WAY Studio recently completed the re-design for the west wing of Silk Road International Cultural Exchange Center. The center is located in Langfang, He Bei, one of the new cultural hubs for northern China, and takes its name, Silk Road after China’s recent Belt and Road initiative.

It is a mixed-use cultural complex, which contains an opera house, a theatre, a music hall in its center; a museum in its east wing; an art museum in its west wing, and commercial inserts scattered throughout. Each program has its own designated visitation route, allowing the entire complex to work together or individually.

The west wing of the cultural center houses the art museum, approximately 10,000 sqm. Within the atrium, the balconies on either side spread out like wings, connecting visitors to galleries at both ends. WAY Studio reevaluated the circulation of this space and proposed bridges to connect existing balconies across the atrium, extending the exhibition spaces outward into this central public area, blurring the boundaries between thoroughfare and galleries while visitors wander up the spiraling avenue.

Inspired by theatre design itself, they’ve extended this relationship between seeing and being seen into the public space of the art museum, with articulated platforms on all sides offering views back into the center atrium, mimicking box offices overlooking a theatre stage. This space can then house large sculptures or host performances for special events rather than acting only as a passageway. The central staircase was designed with two elevated platforms for just such occasions.

At the top of the stairs in the central atrium, a wall of glass bricks sits glimmering. The transparent and reflective nature of the glass blocks mimics light dancing on water from a distance, whilst functioning as a screen that hides the doorway into the main hall, inspired by the shadow wall of traditional courtyards or Chinese gardens. Vegetation within the glass adds a touch of nature within this artificial space.
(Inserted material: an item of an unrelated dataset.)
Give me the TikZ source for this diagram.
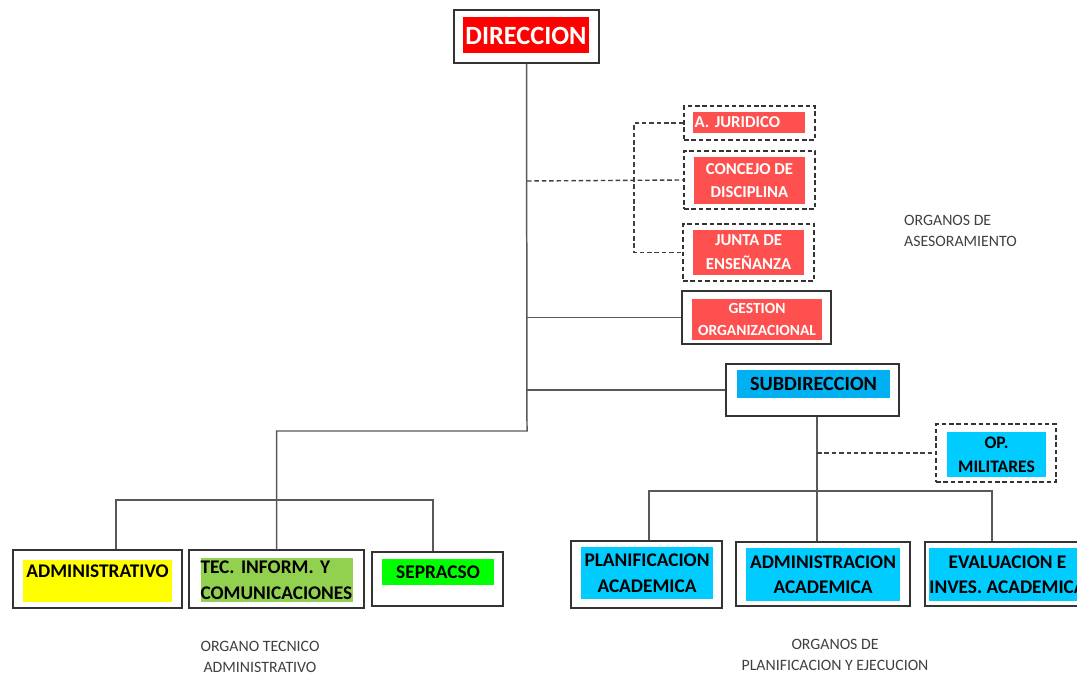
\documentclass[tikz,border=0pt]{standalone}
\usepackage{fontspec}
\setmainfont{Carlito}
\usepackage{xcolor}
\usepackage{tikz}
\usetikzlibrary{positioning}
\definecolor{rojo}{HTML}{FF0000}
\definecolor{rojoclaro}{HTML}{FF5050}
\definecolor{celeste}{HTML}{00CCFF}
\definecolor{azulsub}{HTML}{00B0F0}
\definecolor{amarillo}{HTML}{FFFF00}
\definecolor{verdetec}{HTML}{92D050}
\definecolor{verde}{HTML}{00FF00}
\definecolor{gris}{HTML}{595959}
\definecolor{textogris}{HTML}{404040}
\tikzset{marco/.style={rectangle,draw=black!80,line width=0.75pt,fill=white,inner sep=0pt},
         marcod/.style={marco,dash pattern=on 2.6pt off 1.6pt},
         caja/.style={rectangle,inner sep=0pt,font=\bfseries,align=center},
         cajablanca/.style={caja,fill=rojoclaro,text=white,font=\bfseries\fontsize{9.5}{13.5}\selectfont\frenchspacing},
         cajaabajo/.style={caja,font=\bfseries\fontsize{11}{14.5}\selectfont\frenchspacing},
         linea/.style={draw=gris,line width=0.85pt},
         punteada/.style={draw=black!75,line width=0.8pt,dash pattern=on 2.6pt off 1.6pt},
         rotulo/.style={text=textogris,font=\fontsize{9}{12}\selectfont,align=center}}

\begin{document}
\begin{tikzpicture}[x=0.02cm,y=-0.02cm]
        \useasboundingbox (0,0) rectangle (1077,678);
        \clip (0,0) rectangle (1077,678);
        % direccion
        \node[marco,minimum width=2.9cm,minimum height=1.06cm] (dirm) at (526.5,36.5) {};
        \node[caja,fill=rojo,text=white,font=\bfseries\fontsize{15}{18}\selectfont,minimum width=2.52cm,minimum height=0.72cm] (dir) at (526,35.5) {DIRECCION};

        % asesoramiento
        \node[marcod,minimum width=2.62cm,minimum height=0.68cm] (jurm) at (749.5,123) {};
        \node[cajablanca,minimum width=2.24cm,minimum height=0.42cm,text width=2.18cm,align=left] (jur) at (749,122.5) {A.~JURIDICO};
        \node[marcod,minimum width=2.62cm,minimum height=1.16cm] (conm) at (749.5,180) {};
        \node[cajablanca,minimum width=2.22cm,minimum height=0.94cm] (con) at (749.5,180.5) {CONCEJO DE\\DISCIPLINA};
        \node[marcod,minimum width=2.62cm,minimum height=1.14cm] (junm) at (748.5,252.5) {};
        \node[cajablanca,minimum width=2.22cm,minimum height=0.9cm] (jun) at (748.5,252.5) {JUNTA DE\\ENSEÑANZA};
        \node[marco,minimum width=2.98cm,minimum height=1.06cm] (gesm) at (756.5,317.5) {};
        \node[cajablanca,font=\bfseries\fontsize{8.8}{12.5}\selectfont,minimum width=2.6cm,minimum height=0.82cm] (ges) at (757,319.5) {GESTION\\ORGANIZACIONAL};
        \node[rotulo,align=left,anchor=west] (ase) at (898,230.5) {ORGANOS DE\\ASESORAMIENTO};

        % subdireccion
        \node[marco,minimum width=3.46cm,minimum height=1.04cm] (subm) at (812.5,390) {};
        \node[caja,fill=azulsub,font=\bfseries\fontsize{11.5}{14}\selectfont,minimum width=3.06cm,minimum height=0.56cm] (sub) at (813.5,384) {SUBDIRECCION};
        \node[marcod,minimum width=2.4cm,minimum height=1.16cm] (opm) at (996,453) {};
        \node[caja,fill=celeste,font=\bfseries\fontsize{10}{13.5}\selectfont,minimum width=1.98cm,minimum height=0.9cm] (op) at (996.5,454.5) {OP.\\MILITARES};

        % organo tecnico administrativo
        \node[marco,minimum width=3.38cm,minimum height=1.16cm] (admm) at (97.5,579) {};
        \node[cajaabajo,fill=amarillo,minimum width=2.98cm,minimum height=0.84cm] (adm) at (97.5,581) {ADMINISTRATIVO\\[-8pt]\strut};
        \node[marco,minimum width=3.5cm,minimum height=1.16cm] (tecm) at (276.5,579) {};
        \node[cajaabajo,fill=verdetec,align=left,text width=3.06cm,minimum height=0.9cm] (tec) at (277,580) {TEC.~INFORM.~Y\\COMUNICACIONES};
        \node[marco,minimum width=2.62cm,minimum height=1.08cm] (sepm) at (437.5,579) {};
        \node[cajaabajo,fill=verde,minimum width=2.24cm,minimum height=0.52cm] (sep) at (438,572) {SEPRACSO};
        \node[rotulo] (ota) at (260,656.5) {ORGANO TECNICO\\ADMINISTRATIVO};

        % organos de planificacion y ejecucion
        \node[marco,minimum width=3.02cm,minimum height=1.34cm] (plam) at (646.5,574.5) {};
        \node[cajaabajo,fill=celeste,minimum width=2.64cm,minimum height=1.04cm] (pla) at (647,573) {PLANIFICACION\\ACADEMICA};
        \node[marco,minimum width=3.48cm,minimum height=1.28cm] (aacm) at (823,574) {};
        \node[cajaabajo,fill=celeste,minimum width=3.08cm,minimum height=1.06cm] (aac) at (823,574.5) {ADMINISTRACION\\ACADEMICA};
        \node[marco,minimum width=3.3cm,minimum height=1.28cm] (evam) at (1007.5,574) {};
        \node[cajaabajo,fill=celeste,minimum width=2.9cm,minimum height=1.06cm] (eva) at (1007.5,574.5) {EVALUACION E\\INVES. ACADEMICA};
        \node[rotulo] (ope) at (835,655) {ORGANOS DE\\PLANIFICACION Y EJECUCION};

        % conectores
        \coordinate (tronco) at (527,431);
        \coordinate (llave) at (634,181);
        \coordinate (bi) at (116,500);
        \coordinate (bd) at (433,500);
        \coordinate (sv) at (817,491);
        \coordinate (pi) at (649,491);
        \coordinate (pd) at (992,491);

        \draw[linea] (dirm.south) -- (tronco) -| (tecm.north);
        \draw[linea] (bi |- admm.north) -- (bi) -- (bd) -- (bd |- sepm.north);
        \draw[linea] (tronco |- gesm.west) -- (gesm.west);
        \draw[linea] (tronco |- subm.west) -- (subm.west);
        \draw[punteada] (tronco |- llave) -- (conm.west);
        \draw[punteada] (jurm.west) -| (llave) |- (junm.west);

        \draw[linea] (sv |- subm.south) -- (sv |- aacm.north);
        \draw[punteada] (sv |- opm.west) -- (opm.west);
        \draw[linea] (pi |- plam.north) -- (pi) -- (pd) -- (pd |- evam.north);
    \end{tikzpicture}
\end{document}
Behind the wing-like formwork that houses the balcony corridors on either side of the atrium, intermediate skylights were created between the balcony walls and the original floor plate in order to allow natural light to filter from the skylight above, and to reflect natural light deeper into the corridor spaces. These openings are staggered to layer the light within the space, so that light and shadow dance across the blank white surfaces as the day passes in a perpetually evolving performance.